Senator questions agencies on suicide prevention, response after Epstein’s death in federal custody

Sen. Patrick Leahy (D-Vt.) sent a letter to Attorney General William Barr and heads of other federal agencies Tuesday pressing them for answers on how federal agencies handle in-custody suicide prevention.

Leahy wrote that the in-custody death of financier and accused sex trafficker Jeffrey Epstein, which has been ruled a suicide, “raise[s] a number of pressing questions about inmate and detainee suicide prevention and protocols at federal facilities.”

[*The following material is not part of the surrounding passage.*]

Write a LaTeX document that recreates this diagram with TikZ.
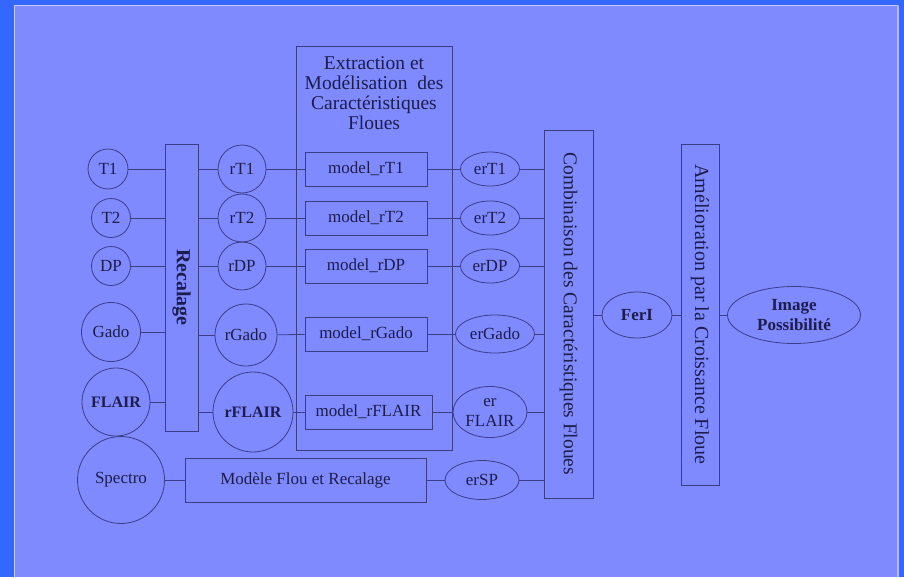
\documentclass[tikz,border=0pt]{standalone}
\usepackage{fontspec}
\setmainfont{Liberation Serif}
\usetikzlibrary{shapes.geometric,calc}

\definecolor{frameblue}{HTML}{3467FE}
\definecolor{panel}{HTML}{7F8AFE}
\definecolor{edge}{HTML}{3A3E88}
\definecolor{ink}{HTML}{1C1D4C}
\definecolor{rim}{HTML}{C9CCF4}

\tikzset{
  txt/.style={font=\fontsize{17}{20}\selectfont, text=ink, align=center, inner sep=0pt},
  bigtxt/.style={font=\fontsize{19.5}{20}\selectfont, text=ink, align=center, inner sep=0pt},
  disc/.style={txt, circle, draw=edge, line width=0.8pt, minimum size=#1},
  oval/.style n args={2}{txt, ellipse, draw=edge, line width=0.8pt, minimum width=#1, minimum height=#2},
  box/.style n args={2}{txt, rectangle, draw=edge, line width=0.8pt, minimum width=#1, minimum height=#2},
  wire/.style={draw=edge, line width=0.8pt},
}

\begin{document}
\begin{tikzpicture}[x=1pt, y=-1pt]
  % page and panel
  \fill[frameblue] (0,0) rectangle (904,577);
  \fill[panel] (14,5) rectangle (899,577);
  \draw[rim, line width=1.2pt] (14.6,577) -- (14.6,5.6) -- (898,5.6);
  \draw[rim!70!panel, line width=2pt] (897.5,5.6) -- (897.5,577);
  \useasboundingbox (0,0) rectangle (904,577);

  % input images
  \node[disc=40] (T1) at (108,169) {T1};
  \node[disc=39] (T2) at (111,218) {T2};
  \node[disc=39] (DP) at (111,266) {DP};
  \node[disc=59] (Gado) at (111,332) {Gado};
  \node[disc=68, font=\fontsize{16}{20}\selectfont\bfseries] (FLAIR) at (116,402) {FLAIR};
  \node[disc=87] (Spectro) at (121,480) {Spectro};

  % registration
  \node[box={33}{287}] (Recal) at (181.5,287.5)
    {\rotatebox{-90}{\fontsize{20}{20}\selectfont\bfseries Recalage}};

  % registered images
  \node[disc=48] (rT1) at (242,169) {rT1};
  \node[disc=48] (rT2) at (242,218) {rT2};
  \node[disc=48] (rDP) at (242,266) {rDP};
  \node[disc=62] (rGado) at (246,335) {rGado};
  \node[disc=80, font=\fontsize{16}{20}\selectfont\bfseries] (rFLAIR) at (253,412) {rFLAIR};

  % feature extraction block
  \node[box={156}{404}] (Extr) at (374,248) {};
  \node[bigtxt, anchor=north] (ExtrTitle) at (374,56.5)
    {Extraction et\\Modélisation\ \ des\\Caractéristiques\\Floues};
  \node[box={122}{34}] (mT1) at (366,169) {model\_rT1};
  \node[box={122}{34}] (mT2) at (366,218) {model\_rT2};
  \node[box={122}{34}] (mDP) at (366,266) {model\_rDP};
  \node[box={122}{34}] (mGado) at (366,334) {model\_rGado};
  \node[box={127}{34}] (mFLAIR) at (368.5,412) {model\_rFLAIR};

  % spectroscopy branch
  \node[box={241}{44}] (MFR) at (305.5,480) {Modèle Flou et Recalage};

  % fuzzy feature maps
  \node[oval={59}{34}] (erT1) at (490,169) {erT1};
  \node[oval={59}{34}] (erT2) at (490,218) {erT2};
  \node[oval={59}{34}] (erDP) at (490,266) {erDP};
  \node[oval={79}{38}] (erGado) at (495,334) {erGado};
  \node[oval={74}{51}] (erFLAIR) at (490,412) {er\\FLAIR};
  \node[oval={74}{39}] (erSP) at (482,480) {erSP};

  % combination and growth
  \node[box={49}{368}] (Comb) at (568.5,314)
    {\rotatebox{-90}{\fontsize{19.5}{20}\selectfont Combinaison des Caractéristiques Floues}};
  \node[oval={70}{46}, font=\fontsize{17}{20}\selectfont\bfseries] (FerI) at (637,315) {FerI};
  \node[box={38}{341}] (Amel) at (700,314.5)
    {\rotatebox{-90}{\fontsize{20}{20}\selectfont Amélioration par la Croissance Floue}};
  \node[oval={133}{57}, font=\fontsize{17}{20}\selectfont\bfseries] (Img) at (794,315) {Image\\Possibilité};

  % inputs to registration
  \foreach \n in {T1,T2,DP,Gado,FLAIR}
    \draw[wire] (\n) -- (\n -| Recal.west);
  % registration to registered images
  \foreach \n in {rT1,rT2,rDP,rGado,rFLAIR}
    \draw[wire] (\n -| Recal.east) -- (\n);
  % registered images to models to feature maps
  \draw[wire] (rT1) -- (mT1);  \draw[wire] (mT1) -- (erT1);
  \draw[wire] (rT2) -- (mT2);  \draw[wire] (mT2) -- (erT2);
  \draw[wire] (rDP) -- (mDP);  \draw[wire] (mDP) -- (erDP);
  \draw[wire] (rGado) -- (mGado);  \draw[wire] (mGado) -- (erGado);
  \draw[wire] (rFLAIR) -- (mFLAIR);  \draw[wire] (mFLAIR) -- (erFLAIR);
  \draw[wire] (Spectro) -- (MFR);  \draw[wire] (MFR) -- (erSP);
  % feature maps to combination
  \foreach \n in {erT1,erT2,erDP,erGado,erFLAIR,erSP}
    \draw[wire] (\n) -- (\n -| Comb.west);
  % output chain
  \draw[wire] (FerI -| Comb.east) -- (FerI);
  \draw[wire] (FerI) -- (FerI -| Amel.west);
  \draw[wire] (Img -| Amel.east) -- (Img);
\end{tikzpicture}
\end{document}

In the letter addressed to Barr and the heads of Immigration and Customs Enforcement (ICE), the Bureau of Prisons, the U.S. Marshals Service and Customs and Border Protection (CBP), Leahy asked for answers on the number of attempted and completed suicides by federal inmates and detainees in the last five fiscal years.

Leahy also requested information on whether the Justice Department has published complete data on suicide attempts and completions and why it has not published or released its annual Deaths in Custody data since 2016, as well as what improvements, if any, it has made to training and guidance on suicide prevention in the last five years.

The Vermont senator’s letter also asks for information on the number of filled and vacant mental health positions in federal facilities and how many dom of Information Act requests dealing with inmate suicides the agencies has received in the last five years.

Barr has previously claimed that “serious irregularities” surrounded Epstein’s death at the Metropolitan Correctional Center in August. The Manhattan prison is run by the federal Bureau of Prisons.